Keenan caught and held Niall's gaze. Although Aislinn could not see it, Keenan nodded at Niall; the king offered permission, consent to act. But Niall still needed Aislinn to assent. "She is your friend, but I am … grown fond of her as well. Let me keep her safe until he leaves. Remember how hard it was for you when Keenan pursued you. And she does not See him, not like you saw us."

"I want her safe from Irial" — Aislinn looked back at Keenan then, staring at the Summer King with some trace of the old fear in her eyes—"but I don't want her caught up in this world."

"Do you truly think there's a choice?" Keenan asked, his voice making clear that he did not. "You wanted to keep your ties to the mortal world.
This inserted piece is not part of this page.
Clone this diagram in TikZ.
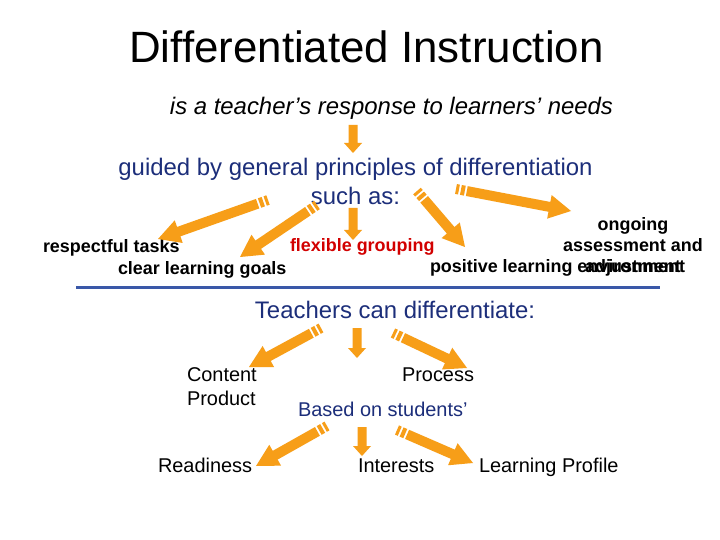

With that come risks."

"There are always choices." The Summer Queen straightened her shoulders. The wavering in her voice, the glint of fear in her eyes—they were gone now. "I won't make her choices for her."

Keenan did not disagree, although Niall knew him well enough to realize that he too thought Leslie's choices were growing limited. The difference was that Keenan didn't care; he simply couldn't involve himself in the life of every mortal who was plagued by a faery. This one didn't matter to Keenan, not really.

To Niall, however, she mattered more than any mortal ever had. He asked, "What terms, my queen?"

"You cannot tell her—about me or the fey or what you are. We need to learn more before we do that. … If there's a way to keep her safe from our world, to keep her unaware, we will." Aislinn watched his face, obviously looking for reactions, trying to gauge the wisdom of her terms.

Niall had centuries of experience, however. He stared unblinkingly at her. "Agreed."

"You may distract her, spend time with her, but no sex. You may not sleep with her. If Irial's interest is fleeting, you will be out of her life," Aislinn said.

Keenan did intervene then. "Don't start any wars without my accord. She might be important to you and to Aislinn, but I'll not go to war over one mortal."

She's more than just a mortal. Niall wasn't sure why that was or if it mattered. He nodded, though.

Then Keenan, half smiling, added, "Just be true to yourself, Niall. Remember who and what you are."

Niall almost gaped at his king, but he'd spent too long practicing hiding his emotions. He merely let out his breath. Keenan's intimations were directly in conflict with Aislinn's expressed wishes.

He knows what I am. Addictive to mortals, leaving them willing to say or do anything to have another touch, another fix…

Oblivious to this, Aislinn peered down at Niall, shining so brightly that no mortal could've faced her without pain. Small oceans shimmered in her eyes; dolphins breached within them, breaking the blue surface. "Those are my terms. Our terms."